## Task description
The listing below begins with the first line you should copy; stop after the line containing "(0,0) rectangle (1655,503);", and drop every picture.

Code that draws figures
==========

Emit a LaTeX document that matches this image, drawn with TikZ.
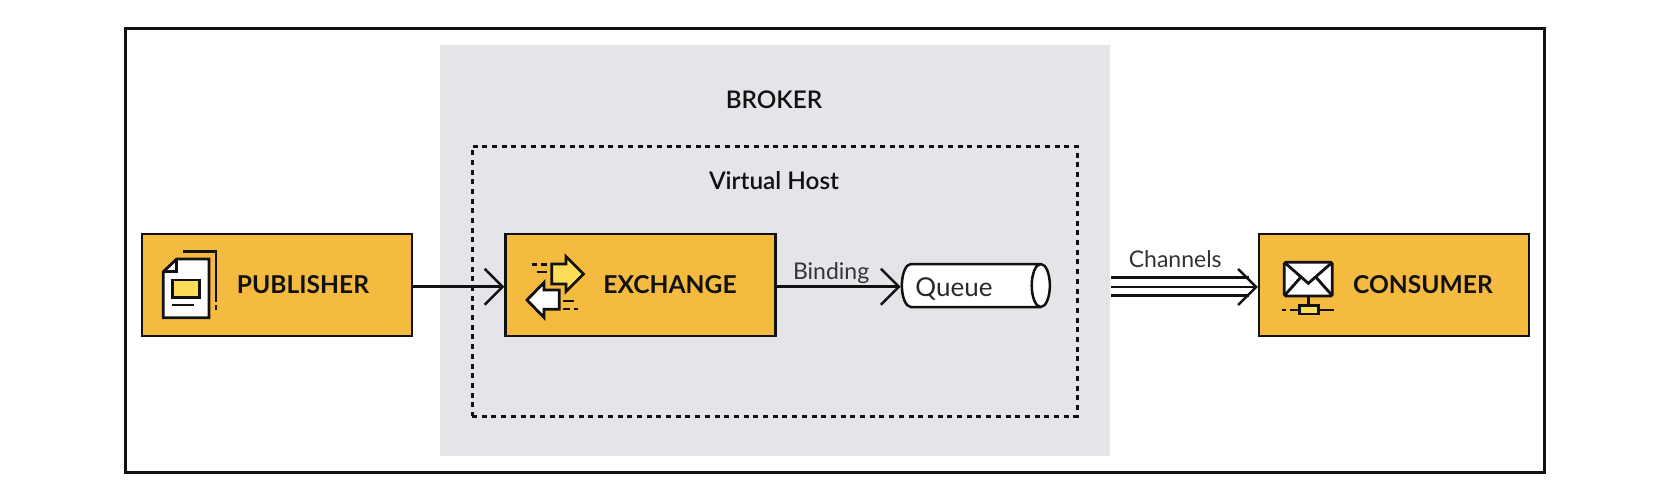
\documentclass[tikz,border=0pt]{standalone}
\usepackage{xcolor}
\usepackage{fontspec}
\setmainfont{Lato}
\newfontfamily\titlefont{Lato Semibold}
\usepackage{tikz}
\usetikzlibrary{shapes.geometric, arrows.meta, positioning}

\definecolor{boxorange}{HTML}{F5BB41}
\definecolor{iconyellow}{HTML}{FBDD57}
\definecolor{brokergray}{HTML}{E4E5E9}
\definecolor{inkblack}{HTML}{111111}
\definecolor{labelgray}{HTML}{333333}

\begin{document}
\begin{tikzpicture}[
    x=1pt, y=-1pt,
    box/.style={rectangle, draw=inkblack, fill=boxorange, line width=2.3pt, minimum width=270pt, minimum height=102pt},
    boxtext/.style={font=\fontsize{24.6}{28}\selectfont\bfseries, text=inkblack, inner sep=0pt},
    titletext/.style={font=\fontsize{24.3}{28}\selectfont\titlefont, text=inkblack, inner sep=0pt},
    linktext/.style={font=\fontsize{23}{27}\selectfont, text=labelgray, inner sep=0pt},
    arrow/.style={-{Straight Barb[length=18pt, width=36pt, line width=2.5pt]}, line width=2.5pt, draw=inkblack},
    wire/.style={line width=2.5pt, draw=inkblack},
    icon/.style={line width=2.8pt, draw=inkblack, line join=miter}
]
\useasboundingbox (0,0) rectangle (1655,503);

\node[rectangle, draw=inkblack, line width=3pt, minimum width=1419pt, minimum height=443pt] (outer) at (834.5,250.5) {};
\node[rectangle, fill=brokergray, minimum width=670.5pt, minimum height=411.5pt, inner sep=0pt] (broker) at (775.2,250.7) {};
\node[rectangle, draw=inkblack, line width=3pt, dash pattern=on 5pt off 4.7pt, minimum width=605pt, minimum height=270pt] (vhost) at (774.5,281) {};
\node[titletext] (brokerlabel) at (774,100) {BROKER};
\node[titletext] (vhostlabel) at (774,181) {Virtual Host};

\node[box] (publisher) at (277,285) {};
\node[box] (exchange) at (640.5,285) {};
\node[box] (consumer) at (1394,285) {};
\node[boxtext] (publisherlabel) at (303,284.5) {PUBLISHER};
\node[boxtext] (exchangelabel) at (670,284.5) {EXCHANGE};
\node[boxtext] (consumerlabel) at (1423,284.5) {CONSUMER};

\node[cylinder, draw=inkblack, fill=white, line width=2.5pt, shape aspect=0.8, minimum height=148pt, minimum width=43pt, inner sep=0pt, font=\fontsize{26}{30}\selectfont] (queue) at (970.7,285.5) {\phantom{Queue}};
\node[font=\fontsize{26}{30}\selectfont, text=inkblack!90, inner sep=0pt] (queuelabel) at (954,289) {Queue};

\coordinate (chanstart) at (broker.east |- 0,287);
\coordinate (chantop) at (broker.east |- 0,277.7);
\coordinate (chantopend) at (1249,277.7);
\coordinate (chanbot) at (broker.east |- 0,295.5);
\coordinate (chanbotend) at (1249,295.5);

\draw[arrow] ([yshift=-1.7pt]publisher.east) -- ([yshift=-1.7pt]exchange.west);
\draw[arrow] ([yshift=-1.7pt]exchange.east) -- node[linktext, above=2pt, xshift=-7.5pt] (bindinglabel) {Binding} (queue.west |- 0,286.7);
\draw[arrow] (chanstart) -- node[linktext, above=18pt, xshift=-9pt] (channelslabel) {Channels} (consumer.west |- 0,287);
\draw[wire] (chantop) -- (chantopend);
\draw[wire] (chanbot) -- (chanbotend);

% publisher icon
\draw[icon] (183.3,251.7) -- (216,251.7) -- (216,301.7);
\draw[icon] (216,305) -- (216,309.5);
\draw[icon, fill=white] (163.3,271.7) -- (176.7,259) -- (209,259) -- (209,317.7) -- (163.3,317.7) -- cycle;
\draw[icon] (176.7,259) -- (176.7,271.7) -- (163.3,271.7);
\draw[icon, fill=iconyellow] (172.7,280) rectangle (199.3,297.3);
\draw[icon] (171.7,305) -- (194,305);

% exchange icon
\draw[icon, fill=iconyellow] (551.7,264) -- (566,264) -- (566,256.5) -- (583.5,274) -- (566,291.5) -- (566,284) -- (551.7,284) -- cycle;
\draw[icon, fill=white] (559.3,290) -- (544,290) -- (544,282.5) -- (527,300) -- (544,317.5) -- (544,309.3) -- (559.3,309.3) -- cycle;
\draw[icon] (532.3,264.3) -- (536.7,264.3) (540.7,264.3) -- (547.3,264.3) (536.7,272) -- (547.3,272);
\draw[icon] (563.3,301) -- (574.3,301) (563.3,309) -- (570,309) (574,309) -- (577.7,309);

% consumer icon
\draw[icon, fill=white, rounded corners=1.5pt] (1284.3,262.3) rectangle (1332.3,296);
\draw[icon] (1284.3,262.3) -- (1308.3,283.3) -- (1332.3,262.3);
\draw[icon] (1285,295) -- (1300.7,277.3) (1331.7,295) -- (1316,277.3);
\draw[icon] (1308.3,296) -- (1308.3,305.7);
\draw[icon] (1282.3,310) -- (1285.7,310) (1290,310) -- (1299.3,310) (1318.3,310) -- (1334.3,310);
\draw[icon, fill=iconyellow] (1299.3,305.7) rectangle (1318.3,314);

\end{tikzpicture}
\end{document}
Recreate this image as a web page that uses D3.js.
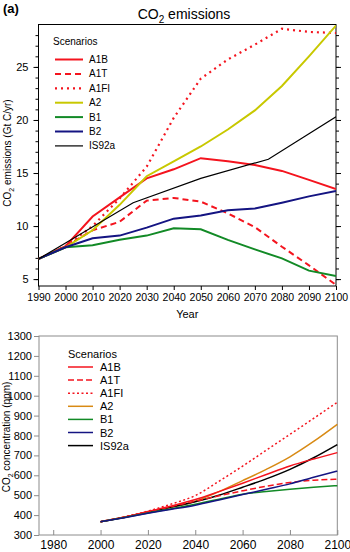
<!DOCTYPE html>
<html>
<head>
<meta charset="utf-8">
<script src="https://cdn.jsdelivr.net/npm/d3@7"></script>
<style>
  body { margin: 0; background: #fff; }
  svg { display: block; font-family: "Liberation Sans", Arial, sans-serif; }
</style>
</head>
<body>
<div id="chart-area"></div>
<script>
// (a) emissions, Gt C/yr
const emYears = [1990, 2000, 2010, 2020, 2030, 2040, 2050, 2060, 2070, 2080, 2090, 2100];
const emA1B  = [6.9, 8.1, 10.9, 12.7, 14.5, 15.35, 16.4, 16.1, 15.75, 15.2, 14.35, 13.5];
const emA1T  = [6.9, 8.1, 9.6, 10.4, 12.4, 12.65, 12.3, 11.2, 9.9, 8.05, 6.3, 4.45];
const emA1FI = [6.9, 8.1, 10.0, 12.6, 15.6, 20.2, 23.9, 25.7, 27.1, 28.6, 28.3, 28.2];
const emA2   = [6.9, 8.0, 9.6, 12.0, 14.7, 16.1, 17.5, 19.1, 20.9, 23.2, 26.0, 28.9];
const emB1   = [6.9, 8.0, 8.2, 8.7, 9.1, 9.8, 9.7, 8.7, 7.8, 6.95, 5.8, 5.3];
const emB2   = [6.9, 8.0, 8.85, 9.1, 9.85, 10.7, 11.0, 11.5, 11.65, 12.2, 12.8, 13.3];
const isYears = [1990, 2000, 2025, 2050, 2075, 2100];
const emIS92a = [6.9, 8.4, 12.2, 14.5, 16.3, 20.3];
const emYTicks = [5, 10, 15, 20, 25];
const emXTicks = d3.range(1990, 2101, 10);

// (b) concentrations, ppm
const ccYears = [2000, 2010, 2020, 2030, 2040, 2050, 2060, 2070, 2080, 2090, 2100];
const ccA1B  = [367, 390, 418, 446, 478, 518, 560, 604, 647, 682, 714];
const ccA1T  = [367, 390, 416, 443, 470, 497, 522, 545, 564, 575, 580];
const ccA1FI = [367, 391, 420, 456, 498, 570, 646, 726, 806, 886, 967];
const ccA2   = [367, 389, 414, 440, 470, 518, 573, 630, 693, 770, 856];
const ccB1   = [367, 388, 411, 432, 455, 480, 505, 518, 530, 540, 548];
const ccB2   = [367, 387, 409, 429, 450, 476, 503, 530, 557, 590, 621];
const ccIS92a = [367, 388, 414, 440, 467, 500, 540, 582, 630, 688, 754];
const ccYTicks = d3.range(300, 1301, 100);
const ccXTicks = [1980, 2000, 2020, 2040, 2060, 2080, 2100];

const svg = d3.select('#chart-area')
  .append('svg')
  .attr('width', 350)
  .attr('height', 552);

// ---------- panel (a) ----------
const ma = { left: 38.5, top: 24.5, right: 336, bottom: 286 };

const xa = d3.scaleLinear().domain([1990, 2100]).range([ma.left, ma.right]);
const ya = d3.scaleLinear().domain([4.35, 29]).range([ma.bottom, ma.top]);

const ga = svg.append('g');

ga.append('text')
  .attr('x', 3)
  .attr('y', 13)
  .attr('font-size', '13px')
  .attr('font-weight', 'bold')
  .text('(a)');

const titleA = ga.append('text')
  .attr('x', 184)
  .attr('y', 19)
  .attr('font-size', '14px')
  .attr('text-anchor', 'middle');
titleA.append('tspan').text('CO');
titleA.append('tspan').attr('font-size', '10px').attr('dy', 4).text('2');
titleA.append('tspan').attr('dy', -4).text(' emissions');

// frame
ga.append('rect')
  .attr('x', ma.left)
  .attr('y', ma.top)
  .attr('width', ma.right - ma.left)
  .attr('height', ma.bottom - ma.top)
  .attr('fill', 'none')
  .attr('stroke', '#000')
  .attr('stroke-width', 1);

const minorA = d3.range(5, 29, 1);

ga.append('g')
  .attr('transform', 'translate(' + ma.left + ', 0)')
  .call(d3.axisLeft(ya).tickValues(minorA).tickSize(3).tickFormat(''))
  .call(g => g.select('.domain').remove());
ga.append('g')
  .attr('transform', 'translate(' + ma.left + ', 0)')
  .call(d3.axisLeft(ya).tickValues(emYTicks).tickSize(5).tickPadding(5))
  .call(g => g.select('.domain').remove())
  .selectAll('text')
    .attr('font-size', '11px');

ga.append('g')
  .attr('transform', 'translate(' + ma.right + ', 0)')
  .call(d3.axisRight(ya).tickValues(minorA).tickSize(3).tickFormat(''))
  .call(g => g.select('.domain').remove());
ga.append('g')
  .attr('transform', 'translate(' + ma.right + ', 0)')
  .call(d3.axisRight(ya).tickValues(emYTicks).tickSize(5).tickFormat(''))
  .call(g => g.select('.domain').remove());

ga.append('g')
  .attr('transform', 'translate(0, ' + ma.bottom + ')')
  .call(d3.axisBottom(xa).tickValues(emXTicks).tickSize(4).tickPadding(4).tickFormat(d3.format('d')))
  .call(g => g.select('.domain').remove())
  .selectAll('text')
    .attr('font-size', '10.5px');

ga.append('text')
  .attr('x', (ma.left + ma.right) / 2)
  .attr('y', 318)
  .attr('font-size', '11px')
  .attr('text-anchor', 'middle')
  .text('Year');

const ylabA = ga.append('text')
  .attr('transform', 'translate(11, 153) rotate(-90)')
  .attr('font-size', '10px')
  .attr('text-anchor', 'middle');
ylabA.append('tspan').text('CO');
ylabA.append('tspan').attr('font-size', '7px').attr('dy', 3).text('2');
ylabA.append('tspan').attr('dy', -3).text(' emissions (Gt C/yr)');

const seriesA = [
  { name: 'A1B', years: emYears, values: emA1B, color: '#f4141e', width: 2, dash: null },
  { name: 'A1T', years: emYears, values: emA1T, color: '#f4141e', width: 2, dash: '6,4' },
  { name: 'A1FI', years: emYears, values: emA1FI, color: '#f4141e', width: 2.2, dash: '2,4' },
  { name: 'A2', years: emYears, values: emA2, color: '#c8c800', width: 2, dash: null },
  { name: 'B1', years: emYears, values: emB1, color: '#128a26', width: 2, dash: null },
  { name: 'B2', years: emYears, values: emB2, color: '#141482', width: 2, dash: null },
  { name: 'IS92a', years: isYears, values: emIS92a, color: '#000', width: 1.2, dash: null }
];

const lineA = d3.line()
  .x(d => xa(d[0]))
  .y(d => ya(d[1]));

svg.append('clipPath').attr('id', 'clipA')
  .append('rect')
  .attr('x', ma.left).attr('y', ma.top - 2)
  .attr('width', ma.right - ma.left).attr('height', ma.bottom - ma.top + 2);

ga.append('g')
  .attr('clip-path', 'url(#clipA)')
  .selectAll('path')
  .data(seriesA)
  .enter()
  .append('path')
  .attr('d', s => lineA(s.years.map((yr, i) => [yr, s.values[i]])))
  .attr('fill', 'none')
  .attr('stroke', s => s.color)
  .attr('stroke-width', s => s.width)
  .attr('stroke-dasharray', s => s.dash);

// legend (a)
const legA = ga.append('g');
legA.append('text')
  .attr('x', 53)
  .attr('y', 45)
  .attr('font-size', '10px')
  .text('Scenarios');
const rowA = legA.selectAll('g.row')
  .data(seriesA)
  .enter()
  .append('g')
  .attr('class', 'row')
  .attr('transform', (s, i) => 'translate(0, ' + (59.5 + i * 14.4) + ')');
rowA.append('line')
  .attr('x1', 55).attr('x2', 83)
  .attr('stroke', s => s.color)
  .attr('stroke-width', s => s.width)
  .attr('stroke-dasharray', s => s.dash);
rowA.append('text')
  .attr('x', 89)
  .attr('y', 3.5)
  .attr('font-size', '10px')
  .text(s => s.name);

// ---------- panel (b) ----------
const mb = { left: 39, top: 336, right: 337.3, bottom: 535 };

const xb = d3.scaleLinear().domain([1974, 2100]).range([mb.left, mb.right]);
const yb = d3.scaleLinear().domain([300, 1300]).range([mb.bottom, mb.top]);

const gb = svg.append('g');

gb.append('rect')
  .attr('x', mb.left)
  .attr('y', mb.top)
  .attr('width', mb.right - mb.left)
  .attr('height', mb.bottom - mb.top)
  .attr('fill', 'none')
  .attr('stroke', '#8c8c8c')
  .attr('stroke-width', 1);

gb.append('g')
  .attr('transform', 'translate(' + mb.left + ', 0)')
  .call(d3.axisLeft(yb).tickValues(ccYTicks).tickSize(5).tickPadding(2).tickFormat(d3.format('d')))
  .call(g => g.select('.domain').remove())
  .call(g => g.selectAll('line').attr('stroke', '#8c8c8c'))
  .selectAll('text')
    .attr('font-size', '11px');

gb.append('g')
  .attr('transform', 'translate(0, ' + mb.bottom + ')')
  .call(d3.axisBottom(xb).tickValues(ccXTicks).tickSize(-5).tickPadding(5).tickFormat(d3.format('d')))
  .call(g => g.select('.domain').remove())
  .call(g => g.selectAll('line').attr('stroke', '#8c8c8c'))
  .selectAll('text')
    .attr('font-size', '12px');

const ylabB = gb.append('text')
  .attr('transform', 'translate(9.5, 437) rotate(-90)')
  .attr('font-size', '10px')
  .attr('text-anchor', 'middle');
ylabB.append('tspan').text('CO');
ylabB.append('tspan').attr('font-size', '7px').attr('dy', 3).text('2');
ylabB.append('tspan').attr('dy', -3).text(' concentration (ppm)');

const seriesB = [
  { name: 'A1B', values: ccA1B, color: '#f4141e', dash: null },
  { name: 'A1T', values: ccA1T, color: '#f4141e', dash: '6,3' },
  { name: 'A1FI', values: ccA1FI, color: '#f4141e', dash: '2,2.5' },
  { name: 'A2', values: ccA2, color: '#d88a14', dash: null },
  { name: 'B1', values: ccB1, color: '#128a26', dash: null },
  { name: 'B2', values: ccB2, color: '#141482', dash: null },
  { name: 'IS92a', values: ccIS92a, color: '#000', dash: null }
];

const lineB = d3.line()
  .x(d => xb(d[0]))
  .y(d => yb(d[1]))
  .curve(d3.curveMonotoneX);

// draw order so the lower curves sit on top near 2000
const drawB = ['A1FI', 'A2', 'IS92a', 'A1B', 'A1T', 'B1', 'B2'];
gb.append('g')
  .selectAll('path')
  .data(drawB.map(n => seriesB.find(s => s.name === n)))
  .enter()
  .append('path')
  .attr('d', s => lineB(ccYears.map((yr, i) => [yr, s.values[i]])))
  .attr('fill', 'none')
  .attr('stroke', s => s.color)
  .attr('stroke-width', 1.5)
  .attr('stroke-dasharray', s => s.dash);

// legend (b)
const legB = gb.append('g');
legB.append('text')
  .attr('x', 68)
  .attr('y', 358)
  .attr('font-size', '11px')
  .text('Scenarios');
const rowB = legB.selectAll('g.row')
  .data(seriesB)
  .enter()
  .append('g')
  .attr('class', 'row')
  .attr('transform', (s, i) => 'translate(0, ' + (367 + i * 13.1) + ')');
rowB.append('line')
  .attr('x1', 68).attr('x2', 93)
  .attr('stroke', s => s.color)
  .attr('stroke-width', 1.5)
  .attr('stroke-dasharray', s => s.dash);
rowB.append('text')
  .attr('x', 100)
  .attr('y', 4)
  .attr('font-size', '11px')
  .text(s => s.name);
</script>
</body>
</html>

==========

## Full solution
Emit a LaTeX document that matches this image, drawn with TikZ.
\documentclass[tikz,border=0pt]{standalone}
\usepackage{xcolor}
\usepackage{fontspec}
\setmainfont{Lato}
\newfontfamily\titlefont{Lato Semibold}
\usepackage{tikz}
\usetikzlibrary{shapes.geometric, arrows.meta, positioning}

\definecolor{boxorange}{HTML}{F5BB41}
\definecolor{iconyellow}{HTML}{FBDD57}
\definecolor{brokergray}{HTML}{E4E5E9}
\definecolor{inkblack}{HTML}{111111}
\definecolor{labelgray}{HTML}{333333}

\begin{document}
\begin{tikzpicture}[
    x=1pt, y=-1pt,
    box/.style={rectangle, draw=inkblack, fill=boxorange, line width=2.3pt, minimum width=270pt, minimum height=102pt},
    boxtext/.style={font=\fontsize{24.6}{28}\selectfont\bfseries, text=inkblack, inner sep=0pt},
    titletext/.style={font=\fontsize{24.3}{28}\selectfont\titlefont, text=inkblack, inner sep=0pt},
    linktext/.style={font=\fontsize{23}{27}\selectfont, text=labelgray, inner sep=0pt},
    arrow/.style={-{Straight Barb[length=18pt, width=36pt, line width=2.5pt]}, line width=2.5pt, draw=inkblack},
    wire/.style={line width=2.5pt, draw=inkblack},
    icon/.style={line width=2.8pt, draw=inkblack, line join=miter}
]
\useasboundingbox (0,0) rectangle (1655,503);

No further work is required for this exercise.